▶ **SET EXERCISE**:
Extract everything from the first line through the line with "0.049, -0.058, -0.278];", both ends included, except for any pictures.

▶ **MATERIAL PROVIDED**:

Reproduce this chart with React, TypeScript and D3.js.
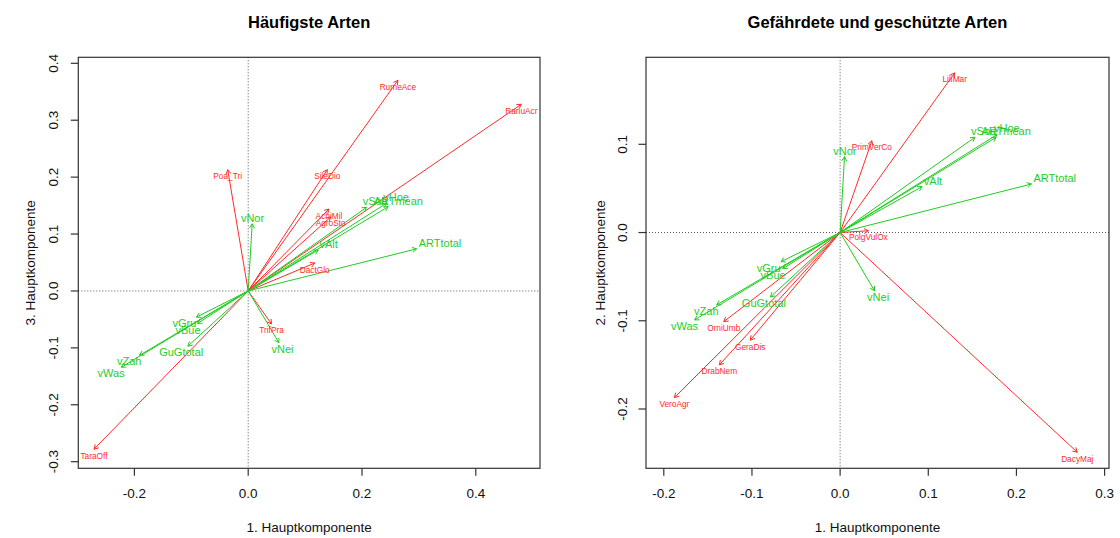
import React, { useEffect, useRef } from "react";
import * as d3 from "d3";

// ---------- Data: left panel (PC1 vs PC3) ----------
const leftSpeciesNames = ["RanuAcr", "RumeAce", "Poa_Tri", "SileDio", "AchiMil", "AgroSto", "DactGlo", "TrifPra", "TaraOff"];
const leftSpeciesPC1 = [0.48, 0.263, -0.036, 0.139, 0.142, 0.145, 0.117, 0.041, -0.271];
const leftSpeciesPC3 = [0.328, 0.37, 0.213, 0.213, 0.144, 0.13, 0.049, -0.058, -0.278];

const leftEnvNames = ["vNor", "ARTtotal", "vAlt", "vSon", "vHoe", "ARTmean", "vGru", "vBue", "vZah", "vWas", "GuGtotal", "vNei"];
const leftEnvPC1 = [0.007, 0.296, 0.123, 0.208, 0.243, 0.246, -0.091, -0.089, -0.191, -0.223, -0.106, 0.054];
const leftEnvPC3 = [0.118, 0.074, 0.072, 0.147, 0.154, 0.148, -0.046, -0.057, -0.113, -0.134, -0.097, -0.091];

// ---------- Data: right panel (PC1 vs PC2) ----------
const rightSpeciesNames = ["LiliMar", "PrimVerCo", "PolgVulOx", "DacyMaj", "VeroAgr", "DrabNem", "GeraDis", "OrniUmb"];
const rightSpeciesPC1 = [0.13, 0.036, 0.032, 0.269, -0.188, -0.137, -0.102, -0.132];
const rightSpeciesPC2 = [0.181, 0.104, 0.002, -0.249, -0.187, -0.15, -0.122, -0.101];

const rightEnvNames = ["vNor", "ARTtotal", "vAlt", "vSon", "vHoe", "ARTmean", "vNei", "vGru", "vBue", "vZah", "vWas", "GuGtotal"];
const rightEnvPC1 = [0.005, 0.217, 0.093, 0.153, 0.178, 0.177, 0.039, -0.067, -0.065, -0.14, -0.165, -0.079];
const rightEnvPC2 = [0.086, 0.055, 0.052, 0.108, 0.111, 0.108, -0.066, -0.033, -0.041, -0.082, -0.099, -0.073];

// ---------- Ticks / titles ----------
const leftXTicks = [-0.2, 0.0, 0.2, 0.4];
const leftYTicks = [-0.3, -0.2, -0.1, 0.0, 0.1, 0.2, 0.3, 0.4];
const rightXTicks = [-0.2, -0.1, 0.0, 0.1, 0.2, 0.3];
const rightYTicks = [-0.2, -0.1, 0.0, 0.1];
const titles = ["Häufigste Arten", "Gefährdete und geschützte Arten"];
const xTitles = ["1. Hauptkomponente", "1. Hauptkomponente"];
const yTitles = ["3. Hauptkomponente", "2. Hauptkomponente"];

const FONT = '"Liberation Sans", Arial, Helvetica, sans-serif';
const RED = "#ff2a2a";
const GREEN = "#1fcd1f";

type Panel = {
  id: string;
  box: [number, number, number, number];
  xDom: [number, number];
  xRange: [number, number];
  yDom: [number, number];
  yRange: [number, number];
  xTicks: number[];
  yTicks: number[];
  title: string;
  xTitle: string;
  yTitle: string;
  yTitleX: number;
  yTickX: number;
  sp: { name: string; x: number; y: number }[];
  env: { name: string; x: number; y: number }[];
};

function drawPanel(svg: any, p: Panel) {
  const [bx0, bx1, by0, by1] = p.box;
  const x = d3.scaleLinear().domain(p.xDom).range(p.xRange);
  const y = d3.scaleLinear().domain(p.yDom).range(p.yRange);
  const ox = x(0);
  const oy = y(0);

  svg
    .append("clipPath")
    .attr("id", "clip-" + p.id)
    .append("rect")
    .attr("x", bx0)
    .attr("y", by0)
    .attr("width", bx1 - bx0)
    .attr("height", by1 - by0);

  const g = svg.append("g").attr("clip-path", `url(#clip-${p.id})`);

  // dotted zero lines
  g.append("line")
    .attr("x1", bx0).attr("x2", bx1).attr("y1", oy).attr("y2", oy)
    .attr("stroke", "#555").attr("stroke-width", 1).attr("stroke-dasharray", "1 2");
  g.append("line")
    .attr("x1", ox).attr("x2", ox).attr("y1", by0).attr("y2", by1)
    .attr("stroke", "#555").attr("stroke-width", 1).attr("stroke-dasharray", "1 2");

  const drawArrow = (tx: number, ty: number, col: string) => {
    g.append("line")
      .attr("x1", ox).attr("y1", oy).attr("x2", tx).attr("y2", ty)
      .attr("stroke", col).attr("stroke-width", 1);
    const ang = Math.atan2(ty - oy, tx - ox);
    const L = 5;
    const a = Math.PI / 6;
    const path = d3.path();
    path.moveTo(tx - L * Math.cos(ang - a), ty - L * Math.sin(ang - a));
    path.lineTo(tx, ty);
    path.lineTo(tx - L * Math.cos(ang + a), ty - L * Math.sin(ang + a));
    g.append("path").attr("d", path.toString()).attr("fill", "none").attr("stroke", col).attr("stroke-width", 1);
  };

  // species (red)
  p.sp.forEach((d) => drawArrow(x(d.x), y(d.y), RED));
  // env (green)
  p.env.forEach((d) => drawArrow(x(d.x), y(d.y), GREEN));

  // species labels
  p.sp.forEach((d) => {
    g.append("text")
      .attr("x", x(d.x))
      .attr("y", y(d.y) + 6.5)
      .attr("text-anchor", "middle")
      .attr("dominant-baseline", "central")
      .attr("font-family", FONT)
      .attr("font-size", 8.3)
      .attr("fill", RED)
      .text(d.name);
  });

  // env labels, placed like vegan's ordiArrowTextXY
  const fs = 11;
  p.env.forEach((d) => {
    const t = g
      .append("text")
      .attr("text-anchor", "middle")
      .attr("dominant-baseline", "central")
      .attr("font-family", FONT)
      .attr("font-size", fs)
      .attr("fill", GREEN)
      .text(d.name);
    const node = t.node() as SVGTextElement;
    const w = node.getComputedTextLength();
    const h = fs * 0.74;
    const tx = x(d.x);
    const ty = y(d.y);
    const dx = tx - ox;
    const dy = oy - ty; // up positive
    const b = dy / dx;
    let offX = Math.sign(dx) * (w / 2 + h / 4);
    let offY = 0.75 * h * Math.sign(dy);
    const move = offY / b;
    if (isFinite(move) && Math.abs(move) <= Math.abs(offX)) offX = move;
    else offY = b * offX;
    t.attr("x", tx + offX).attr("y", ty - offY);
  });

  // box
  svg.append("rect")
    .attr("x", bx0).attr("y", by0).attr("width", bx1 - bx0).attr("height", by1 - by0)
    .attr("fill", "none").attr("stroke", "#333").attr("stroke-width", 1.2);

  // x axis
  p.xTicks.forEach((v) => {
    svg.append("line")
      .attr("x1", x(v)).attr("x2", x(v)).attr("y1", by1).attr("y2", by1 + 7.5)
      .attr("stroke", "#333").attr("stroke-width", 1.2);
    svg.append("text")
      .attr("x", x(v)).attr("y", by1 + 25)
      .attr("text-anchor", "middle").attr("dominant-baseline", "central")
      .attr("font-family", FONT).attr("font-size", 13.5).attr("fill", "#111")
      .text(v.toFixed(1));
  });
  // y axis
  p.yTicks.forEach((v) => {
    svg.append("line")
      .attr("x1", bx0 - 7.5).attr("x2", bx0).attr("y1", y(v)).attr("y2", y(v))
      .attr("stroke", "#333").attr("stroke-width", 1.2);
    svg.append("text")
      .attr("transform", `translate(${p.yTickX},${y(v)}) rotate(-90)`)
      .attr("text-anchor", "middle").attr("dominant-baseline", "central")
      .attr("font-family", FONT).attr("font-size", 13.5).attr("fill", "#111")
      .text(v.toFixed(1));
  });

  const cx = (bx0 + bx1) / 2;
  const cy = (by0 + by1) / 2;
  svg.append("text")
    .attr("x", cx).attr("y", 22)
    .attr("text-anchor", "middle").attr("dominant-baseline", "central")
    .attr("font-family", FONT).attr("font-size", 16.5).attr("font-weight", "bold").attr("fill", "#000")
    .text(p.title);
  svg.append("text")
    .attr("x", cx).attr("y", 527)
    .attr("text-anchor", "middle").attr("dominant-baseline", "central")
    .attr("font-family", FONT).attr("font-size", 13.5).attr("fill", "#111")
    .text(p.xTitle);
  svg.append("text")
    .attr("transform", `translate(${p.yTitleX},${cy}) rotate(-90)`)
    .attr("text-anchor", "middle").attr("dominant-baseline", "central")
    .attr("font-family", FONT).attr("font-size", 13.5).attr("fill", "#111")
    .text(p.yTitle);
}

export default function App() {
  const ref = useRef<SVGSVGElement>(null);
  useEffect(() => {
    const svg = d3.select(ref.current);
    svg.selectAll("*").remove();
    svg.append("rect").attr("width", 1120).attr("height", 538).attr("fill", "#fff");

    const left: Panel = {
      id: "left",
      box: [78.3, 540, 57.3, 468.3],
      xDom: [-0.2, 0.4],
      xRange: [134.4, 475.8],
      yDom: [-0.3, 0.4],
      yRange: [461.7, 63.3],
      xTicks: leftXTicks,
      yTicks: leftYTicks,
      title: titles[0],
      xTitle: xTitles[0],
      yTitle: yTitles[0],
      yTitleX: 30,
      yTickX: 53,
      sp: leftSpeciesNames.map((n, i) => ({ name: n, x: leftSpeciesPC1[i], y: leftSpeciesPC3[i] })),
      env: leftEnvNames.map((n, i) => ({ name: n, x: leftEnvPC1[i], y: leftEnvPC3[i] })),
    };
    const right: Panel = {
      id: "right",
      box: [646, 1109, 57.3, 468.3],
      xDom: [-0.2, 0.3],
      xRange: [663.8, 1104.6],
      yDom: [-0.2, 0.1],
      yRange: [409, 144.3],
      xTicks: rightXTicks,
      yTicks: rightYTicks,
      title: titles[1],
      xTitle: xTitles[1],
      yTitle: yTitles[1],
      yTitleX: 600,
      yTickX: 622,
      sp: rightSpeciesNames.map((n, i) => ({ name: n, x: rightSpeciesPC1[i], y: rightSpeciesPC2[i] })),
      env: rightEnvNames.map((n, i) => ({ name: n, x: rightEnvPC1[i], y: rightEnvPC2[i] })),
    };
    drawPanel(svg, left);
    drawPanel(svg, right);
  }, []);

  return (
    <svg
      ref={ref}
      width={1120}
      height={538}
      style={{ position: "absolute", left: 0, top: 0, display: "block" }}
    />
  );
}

▶ **TASK ANSWER**:
Reproduce this chart with React, TypeScript and D3.js.
import React, { useEffect, useRef } from "react";
import * as d3 from "d3";

// ---------- Data: left panel (PC1 vs PC3) ----------
const leftSpeciesNames = ["RanuAcr", "RumeAce", "Poa_Tri", "SileDio", "AchiMil", "AgroSto", "DactGlo", "TrifPra", "TaraOff"];
const leftSpeciesPC1 = [0.48, 0.263, -0.036, 0.139, 0.142, 0.145, 0.117, 0.041, -0.271];
const leftSpeciesPC3 = [0.328, 0.37, 0.213, 0.213, 0.144, 0.13, 0.049, -0.058, -0.278];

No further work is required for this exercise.